What lies behind the refusal to implement the welfare cuts by Sinn Fein and the SDLP? Is this a principled stand taken in the interests of the poor and vulnerable or just opportunistic grandstanding? An examination of events suggests it is the latter. Sinn Fein have twice signed up to implement welfare reform – most recently in the Stormont House Agreement, along with all the Executive parties – only to retreat afterwards when faced with threats to their electoral prospects.

A key aim of the Sinn Fein leadership is to be in government – and potentially the largest party – on both sides of the border in the wake of Southern general and Assembly elections in 2016, the centenary of the Easter Rising. This would be hugely symbolic and give the impression that the march towards a united Ireland continues. In the South, Sinn Fein’s rise in the polls has been based upon posing as an anti-austerity party. Implementation of brutal attacks on the disabled, sick and vulnerable at Stormont would be used to damage this image and would be hugely unpopular amongst their working class support base in the North. Faced with this reality, they have felt forced to posture on this issue. The SDLP understands that there are few votes to be won by being the pro-austerity nationalist party and have had to follow suit.

Sinn Fein’s concerns for their 2016 project were reinforced by the Westminster election results. Their share of the vote dropped overall, they failed to take any of their target seats and lost the knife-edge Fermanagh & South Tyrone seat to the UUP. In their heartland of West Belfast, they took a humiliating blow with their vote dropping 17% and People Before Profit’s Gerry Carroll coming second. This was a warning that their role in implementing austerity could see them threatened by forces to their left. While the SDLP held all its seats, their vote also fell, particularly sharply in Alasdair McDonnell’s South Belfast constituency. Ever since the Good Friday Agreement, nationalist parties have traded off the notion that the Catholic community was moving forward politically and that life would improve economically. This has worn thin in the face of the real conditions facing working class people.

It is unclear how things may develop. Sinn Fein and the SDLP may feel it is not in their interests to implement welfare reform in advance of Assembly elections which are now less than a year away, even if that meant a temporary collapse of the Executive. The Tory government – emboldened by its election victory and determined to drive forward with austerity – is unlikely to make significant concessions, given the signal this would send to the devolved institutions in Scotland and Wales. It is possible, however, that some small concessions could be made, some “new” money found which Sinn Fein and the SDLP can claim as a victory. Alternatively, the Westminster government may impose welfare reform over the heads of the Assembly Executive, allowing the local politicians to wash their hands of responsibility.

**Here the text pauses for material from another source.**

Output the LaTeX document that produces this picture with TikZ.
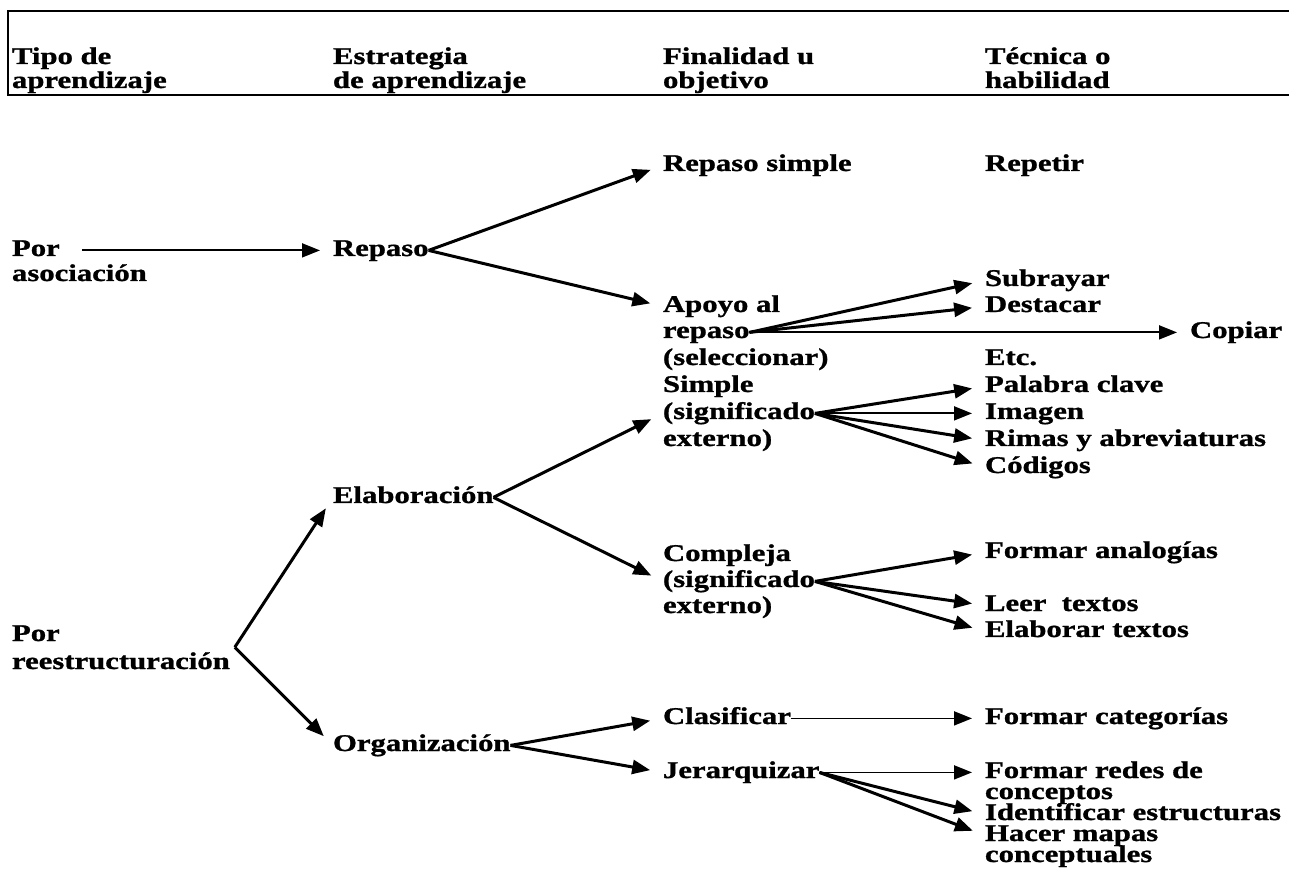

What is clear is that Sinn Fein and the SDLP have no strategy to defeat the cuts, only to spread them across other public services. They embrace the logic of austerity, signing up – along with the unionist parties and Alliance – to 20,000 job losses at Stormont House and championing a cut to corporation tax which would transfer hundreds of millions from public services to the profits of big business. It is up to the trade union movement, independent of any of the sectarian parties, to lead the way in resisting welfare reform and all the cuts to jobs and services. Only a determined fightback involving industrial action, mobilising support from the communities and linking up with those facing the same attacks in Scotland, England and Wales can protect the most vulnerable and derail the austerity agenda.